• PROBLEM REQUIREMENTS: Exactly as written, write out the lines below from the first to the one containing "const targetLabel = 'H26年度末目標値（10%）';", inclusive. Pictures do not belong in the copy.

======== DATA SECTION ========

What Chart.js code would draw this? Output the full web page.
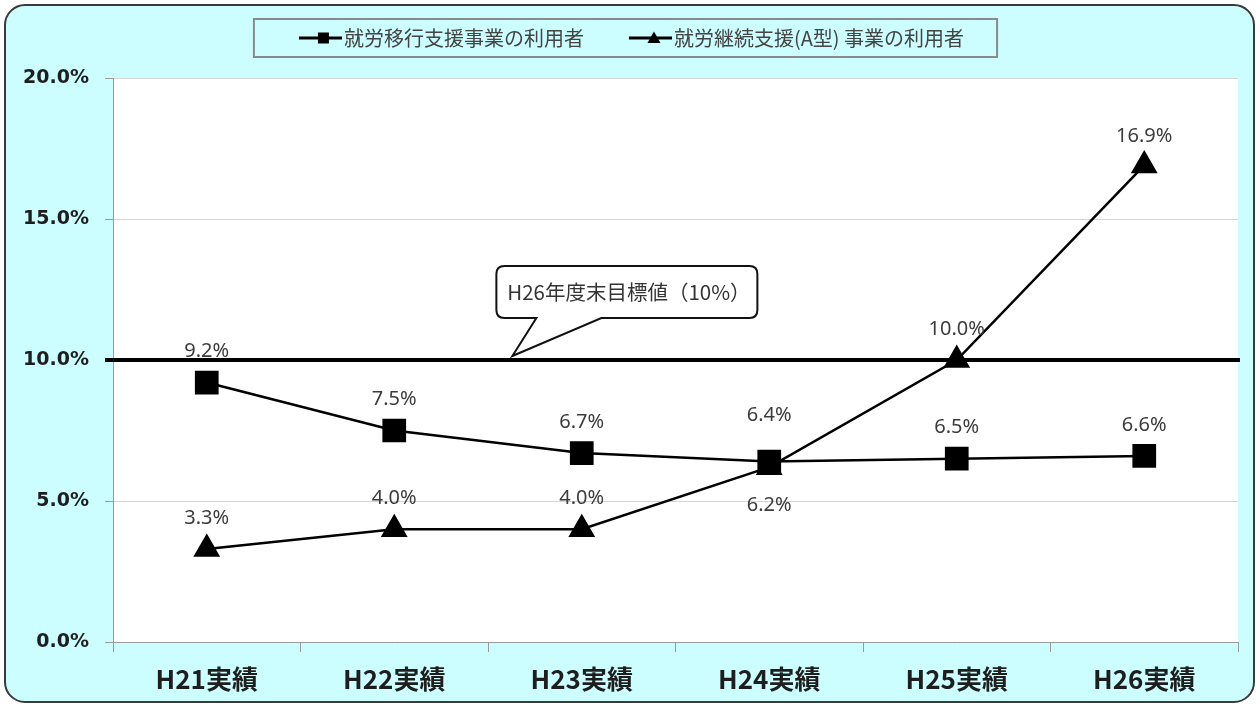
<!DOCTYPE html>
<html>
<head>
<meta charset="utf-8">
<title>就労移行支援事業・就労継続支援(A型)事業の利用者</title>
<script src="https://cdn.jsdelivr.net/npm/chart.js@4.4.1/dist/chart.umd.min.js"></script>
<style>
  html,body{margin:0;padding:0;background:#fff;}
  #wrap{width:1260px;height:707px;position:relative;}
</style>
</head>
<body>
<div id="wrap"><canvas id="lineChart" width="1260" height="707"></canvas></div>
<script>
// data
const categories = ['H21実績','H22実績','H23実績','H24実績','H25実績','H26実績'];
const seriesNames = ['就労移行支援事業の利用者','就労継続支援(A型) 事業の利用者'];
const ikouValues = [9.2, 7.5, 6.7, 6.4, 6.5, 6.6];        // squares
const keizokuAValues = [3.3, 4.0, 4.0, 6.2, 10.0, 16.9];  // triangles
const yTicks = [0, 5, 10, 15, 20];
const targetValue = 10;
const targetLabel = 'H26年度末目標値（10%）';

const CJK = '"Noto Sans CJK JP", "Noto Sans", sans-serif';
const ICON_W = 60;          // legend box width
const ICON_C = ICON_W + 16; // icon canvas width (overhangs 8px each side)

// small legend icons: line with marker, ending right before the text
function makeIcon(style){
  const c = document.createElement('canvas');
  c.width = ICON_C; c.height = 16;
  const g = c.getContext('2d');
  const x0 = ICON_C - 43;
  g.strokeStyle = '#000'; g.fillStyle = '#000'; g.lineWidth = 3;
  g.beginPath(); g.moveTo(x0, 8); g.lineTo(ICON_C, 8); g.stroke();
  g.beginPath();
  if(style === 'rect'){
    g.rect(x0 + 19, 2.5, 11, 11);
  } else {
    g.moveTo(x0 + 25, 1.5); g.lineTo(x0 + 31.5, 13); g.lineTo(x0 + 18.5, 13); g.closePath();
  }
  g.fill();
  return c;
}
const legendIcons = [makeIcon('rect'), makeIcon('triangle')];

// background: rounded cyan panel + white plot area
const panelBg = {
  id:'panelBg',
  afterInit(chart){
    // leave room between legend and plot area
    const lg = chart.legend;
    if(lg){
      const fit = lg.fit.bind(lg);
      lg.fit = function(){ fit(); this.height += 20; };
    }
  },
  beforeDraw(chart){
    const {ctx, chartArea:a} = chart;
    ctx.save();
    ctx.beginPath();
    ctx.roundRect(5, 5, 1249, 697, 20);
    ctx.fillStyle = '#ccfdff';
    ctx.fill();
    ctx.lineWidth = 2;
    ctx.strokeStyle = '#3a3a3a';
    ctx.stroke();
    ctx.fillStyle = '#ffffff';
    ctx.fillRect(a.left, a.top, a.right - a.left, a.bottom - a.top);
    ctx.restore();
  }
};

// box round the legend items
const legendBox = {
  id:'legendBox',
  afterDraw(chart){
    const boxes = chart.legend && chart.legend.legendHitBoxes;
    if(!boxes || !boxes.length) return;
    const left = Math.min(...boxes.map(b=>b.left)) - 20;
    const right = Math.max(...boxes.map(b=>b.left + b.width)) + 33;
    const top = Math.min(...boxes.map(b=>b.top)) - 9;
    const bottom = Math.max(...boxes.map(b=>b.top + b.height)) + 9;
    const ctx = chart.ctx;
    ctx.save();
    ctx.strokeStyle = '#8a8a8a';
    ctx.lineWidth = 2;
    ctx.strokeRect(left, top, right - left, bottom - top);
    ctx.restore();
  }
};

// value labels next to points
const valueLabels = {
  id:'valueLabels',
  afterDatasetsDraw(chart){
    const ctx = chart.ctx;
    ctx.save();
    ctx.font = '20px "Noto Sans", sans-serif';
    ctx.fillStyle = '#3c3c3c';
    ctx.textAlign = 'center';
    ctx.textBaseline = 'middle';
    chart.data.datasets.forEach((ds, i)=>{
      const meta = chart.getDatasetMeta(i);
      const shift = ds.labelShift || {};
      meta.data.forEach((pt, j)=>{
        const dy = shift[j] !== undefined ? shift[j] : -31;
        ctx.fillText(ds.data[j].toFixed(1) + '%', pt.x, pt.y + dy);
      });
    });
    ctx.restore();
  }
};

// target line (10%) with callout
const targetLine = {
  id:'targetLine',
  afterDatasetsDraw(chart){
    const {ctx, chartArea:a, scales:{y}} = chart;
    const ty = y.getPixelForValue(targetValue);
    ctx.save();
    ctx.strokeStyle = '#000';
    ctx.lineWidth = 4;
    ctx.beginPath();
    ctx.moveTo(a.left - 8, ty);
    ctx.lineTo(a.right + 2, ty);
    ctx.stroke();

    // callout
    const tipX = a.left + (a.right - a.left) * 0.355;
    const tipY = ty - 4;
    const bx = tipX - 16, bw = 261, bh = 52, by = ty - 94;
    ctx.beginPath();
    ctx.moveTo(bx + 8, by);
    ctx.lineTo(bx + bw - 8, by);
    ctx.quadraticCurveTo(bx + bw, by, bx + bw, by + 8);
    ctx.lineTo(bx + bw, by + bh - 8);
    ctx.quadraticCurveTo(bx + bw, by + bh, bx + bw - 8, by + bh);
    ctx.lineTo(bx + 105, by + bh);
    ctx.lineTo(tipX, tipY);
    ctx.lineTo(bx + 40, by + bh);
    ctx.lineTo(bx + 8, by + bh);
    ctx.quadraticCurveTo(bx, by + bh, bx, by + bh - 8);
    ctx.lineTo(bx, by + 8);
    ctx.quadraticCurveTo(bx, by, bx + 8, by);
    ctx.closePath();
    ctx.fillStyle = '#fff';
    ctx.fill();
    ctx.lineWidth = 2;
    ctx.strokeStyle = '#111';
    ctx.stroke();
    ctx.font = '20.5px ' + CJK;
    ctx.fillStyle = '#333';
    ctx.textAlign = 'center';
    ctx.textBaseline = 'middle';
    ctx.fillText(targetLabel, bx + bw / 2 + 2, by + bh / 2);
    ctx.restore();
  }
};

const ctx = document.getElementById('lineChart');
new Chart(ctx, {
  type:'line',
  data:{
    labels: categories,
    datasets:[
      {
        label: seriesNames[0],
        data: ikouValues,
        borderColor:'#000',
        backgroundColor:'#000',
        borderWidth:2.5,
        pointStyle:'rect',
        pointRadius:15,
        pointHoverRadius:15,
        tension:0,
        labelShift:{3:-46}
      },
      {
        label: seriesNames[1],
        data: keizokuAValues,
        borderColor:'#000',
        backgroundColor:'#000',
        borderWidth:2.5,
        pointStyle:'triangle',
        pointRadius:13,
        pointHoverRadius:13,
        tension:0,
        labelShift:{3:38, 5:-29}
      }
    ]
  },
  options:{
    responsive:false,
    animation:false,
    layout:{ padding:{ top:8, right:22, bottom:12, left:0 } },
    plugins:{
      legend:{
        position:'top',
        labels:{
          usePointStyle:true,
          pointStyleWidth:ICON_W,
          boxHeight:15,
          padding:20,
          color:'#444',
          font:{ family:CJK, size:20 },
          generateLabels(chart){
            const items = Chart.defaults.plugins.legend.labels.generateLabels(chart);
            items.forEach((it, i)=>{ it.pointStyle = legendIcons[i]; });
            return items;
          }
        }
      },
      tooltip:{ enabled:false }
    },
    scales:{
      x:{
        offset:true,
        grid:{ offset:true, drawOnChartArea:false, color:'#9a9a9a', tickLength:10 },
        border:{ color:'#9a9a9a' },
        ticks:{ color:'#1e1e1e', padding:12, font:{ family:CJK, size:26, weight:'bold' } },
        afterFit(scale){ scale.height = 53; }
      },
      y:{
        min:0, max:20,
        afterBuildTicks(scale){ scale.ticks = yTicks.map(v=>({value:v})); },
        grid:{ color:'#d4d4d4', tickLength:8, tickColor:'#9a9a9a' },
        border:{ color:'#9a9a9a' },
        ticks:{
          color:'#1e1e1e', padding:16,
          font:{ family:'"DejaVu Sans", Verdana, sans-serif', size:19, weight:'bold' },
          callback:(v)=> Number(v).toFixed(1) + '%'
        },
        afterFit(scale){ scale.width = 113; }
      }
    }
  },
  plugins:[panelBg, valueLabels, targetLine, legendBox]
});
</script>
</body>
</html>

========

• ANSWER:
What Chart.js code would draw this? Output the full web page.
<!DOCTYPE html>
<html>
<head>
<meta charset="utf-8">
<title>就労移行支援事業・就労継続支援(A型)事業の利用者</title>
<script src="https://cdn.jsdelivr.net/npm/chart.js@4.4.1/dist/chart.umd.min.js"></script>
<style>
  html,body{margin:0;padding:0;background:#fff;}
  #wrap{width:1260px;height:707px;position:relative;}
</style>
</head>
<body>
<div id="wrap"><canvas id="lineChart" width="1260" height="707"></canvas></div>
<script>
// data
const categories = ['H21実績','H22実績','H23実績','H24実績','H25実績','H26実績'];
const seriesNames = ['就労移行支援事業の利用者','就労継続支援(A型) 事業の利用者'];
const ikouValues = [9.2, 7.5, 6.7, 6.4, 6.5, 6.6];        // squares
const keizokuAValues = [3.3, 4.0, 4.0, 6.2, 10.0, 16.9];  // triangles
const yTicks = [0, 5, 10, 15, 20];
const targetValue = 10;
const targetLabel = 'H26年度末目標値（10%）';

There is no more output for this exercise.